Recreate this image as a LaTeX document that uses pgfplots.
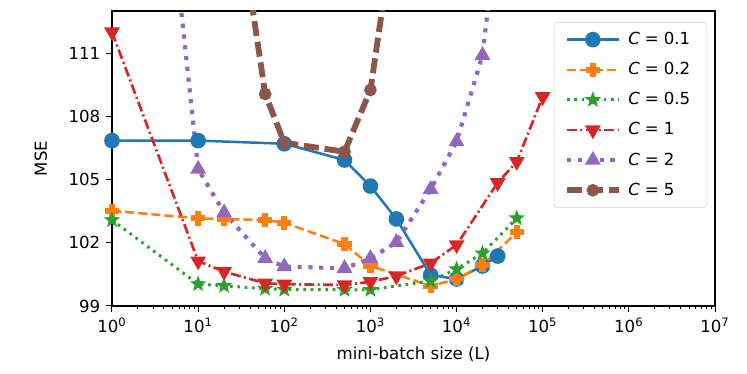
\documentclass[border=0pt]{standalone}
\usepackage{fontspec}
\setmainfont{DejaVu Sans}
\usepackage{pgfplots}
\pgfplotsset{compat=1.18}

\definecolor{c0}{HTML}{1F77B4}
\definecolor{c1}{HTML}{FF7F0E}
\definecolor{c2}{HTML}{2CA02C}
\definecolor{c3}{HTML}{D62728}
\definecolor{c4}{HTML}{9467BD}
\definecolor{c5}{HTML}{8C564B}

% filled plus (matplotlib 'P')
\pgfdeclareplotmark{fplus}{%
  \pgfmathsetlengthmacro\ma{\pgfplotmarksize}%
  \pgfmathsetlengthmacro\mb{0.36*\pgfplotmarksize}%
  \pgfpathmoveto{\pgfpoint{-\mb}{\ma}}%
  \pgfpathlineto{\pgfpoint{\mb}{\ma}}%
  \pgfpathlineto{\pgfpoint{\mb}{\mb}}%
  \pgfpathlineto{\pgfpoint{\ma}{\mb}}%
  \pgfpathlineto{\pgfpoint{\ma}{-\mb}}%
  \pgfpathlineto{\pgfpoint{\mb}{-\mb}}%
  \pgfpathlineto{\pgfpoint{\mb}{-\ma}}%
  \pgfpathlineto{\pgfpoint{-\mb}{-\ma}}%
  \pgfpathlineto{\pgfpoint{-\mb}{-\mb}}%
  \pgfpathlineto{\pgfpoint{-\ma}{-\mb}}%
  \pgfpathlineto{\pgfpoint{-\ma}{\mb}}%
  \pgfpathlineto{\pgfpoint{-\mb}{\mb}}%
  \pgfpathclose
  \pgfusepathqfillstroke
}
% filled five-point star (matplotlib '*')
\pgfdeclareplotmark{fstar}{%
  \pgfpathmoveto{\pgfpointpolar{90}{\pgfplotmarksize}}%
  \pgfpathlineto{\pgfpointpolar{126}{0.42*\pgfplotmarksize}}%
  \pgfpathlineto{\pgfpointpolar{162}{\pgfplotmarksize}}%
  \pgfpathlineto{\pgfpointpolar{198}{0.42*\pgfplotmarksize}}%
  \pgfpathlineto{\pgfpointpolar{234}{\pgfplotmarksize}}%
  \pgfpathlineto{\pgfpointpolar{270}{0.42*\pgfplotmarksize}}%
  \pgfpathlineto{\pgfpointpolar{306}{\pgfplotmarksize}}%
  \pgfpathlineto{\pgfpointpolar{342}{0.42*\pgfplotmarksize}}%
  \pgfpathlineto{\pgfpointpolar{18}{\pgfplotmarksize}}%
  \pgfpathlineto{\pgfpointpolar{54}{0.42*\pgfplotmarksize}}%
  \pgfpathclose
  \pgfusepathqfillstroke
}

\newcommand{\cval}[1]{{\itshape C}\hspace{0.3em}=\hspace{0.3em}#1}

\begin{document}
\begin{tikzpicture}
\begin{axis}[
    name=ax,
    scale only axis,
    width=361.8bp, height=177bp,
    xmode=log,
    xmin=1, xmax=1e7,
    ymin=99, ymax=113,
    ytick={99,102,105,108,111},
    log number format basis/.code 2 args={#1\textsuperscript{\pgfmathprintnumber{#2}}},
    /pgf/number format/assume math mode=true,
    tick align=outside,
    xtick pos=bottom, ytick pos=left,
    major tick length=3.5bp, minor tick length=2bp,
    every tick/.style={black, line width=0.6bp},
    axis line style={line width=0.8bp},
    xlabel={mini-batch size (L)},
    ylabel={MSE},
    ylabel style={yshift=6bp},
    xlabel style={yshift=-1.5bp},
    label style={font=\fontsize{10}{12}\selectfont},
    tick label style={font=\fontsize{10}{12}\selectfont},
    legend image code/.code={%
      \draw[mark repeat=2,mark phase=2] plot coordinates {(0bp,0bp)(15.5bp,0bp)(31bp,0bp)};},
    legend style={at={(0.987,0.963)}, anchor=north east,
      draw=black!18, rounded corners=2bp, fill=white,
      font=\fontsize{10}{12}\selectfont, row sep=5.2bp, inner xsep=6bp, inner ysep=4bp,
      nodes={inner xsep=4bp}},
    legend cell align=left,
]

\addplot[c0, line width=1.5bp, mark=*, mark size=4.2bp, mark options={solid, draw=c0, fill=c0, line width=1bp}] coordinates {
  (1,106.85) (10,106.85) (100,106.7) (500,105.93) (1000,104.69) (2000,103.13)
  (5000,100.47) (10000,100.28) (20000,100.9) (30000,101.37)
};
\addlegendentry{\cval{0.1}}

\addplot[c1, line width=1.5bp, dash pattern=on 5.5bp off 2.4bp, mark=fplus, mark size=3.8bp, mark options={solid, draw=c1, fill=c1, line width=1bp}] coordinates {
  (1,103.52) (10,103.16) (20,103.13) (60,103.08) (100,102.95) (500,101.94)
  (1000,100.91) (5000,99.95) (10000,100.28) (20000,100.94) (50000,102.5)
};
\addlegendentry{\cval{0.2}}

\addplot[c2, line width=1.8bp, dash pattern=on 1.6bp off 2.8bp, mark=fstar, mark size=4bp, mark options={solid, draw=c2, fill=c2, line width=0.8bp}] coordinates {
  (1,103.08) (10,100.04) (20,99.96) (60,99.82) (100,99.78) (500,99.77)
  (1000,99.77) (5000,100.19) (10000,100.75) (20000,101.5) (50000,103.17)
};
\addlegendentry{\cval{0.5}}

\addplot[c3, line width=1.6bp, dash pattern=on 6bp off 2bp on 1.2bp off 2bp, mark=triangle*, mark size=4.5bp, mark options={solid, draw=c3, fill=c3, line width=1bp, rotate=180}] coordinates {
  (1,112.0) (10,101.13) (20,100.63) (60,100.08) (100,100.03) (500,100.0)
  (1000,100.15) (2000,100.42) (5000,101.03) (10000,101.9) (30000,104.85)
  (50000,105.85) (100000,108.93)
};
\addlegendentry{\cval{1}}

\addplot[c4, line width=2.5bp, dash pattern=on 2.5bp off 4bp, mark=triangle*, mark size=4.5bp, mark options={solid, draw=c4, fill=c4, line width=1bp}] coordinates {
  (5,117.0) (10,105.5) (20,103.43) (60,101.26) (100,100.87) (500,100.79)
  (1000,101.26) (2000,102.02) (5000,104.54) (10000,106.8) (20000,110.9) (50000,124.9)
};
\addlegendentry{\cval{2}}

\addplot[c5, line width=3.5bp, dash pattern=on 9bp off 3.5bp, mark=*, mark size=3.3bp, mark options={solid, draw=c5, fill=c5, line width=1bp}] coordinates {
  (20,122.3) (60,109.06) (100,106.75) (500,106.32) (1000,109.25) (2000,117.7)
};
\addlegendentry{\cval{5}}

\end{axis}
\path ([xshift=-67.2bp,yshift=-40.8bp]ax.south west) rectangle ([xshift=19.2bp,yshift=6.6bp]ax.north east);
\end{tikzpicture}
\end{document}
········
Your goal ▸ Search the data for "image". Copy every line that has it.

Exercise solution ▸
Recreate this image as a LaTeX document that uses pgfplots.
    legend image code/.code={%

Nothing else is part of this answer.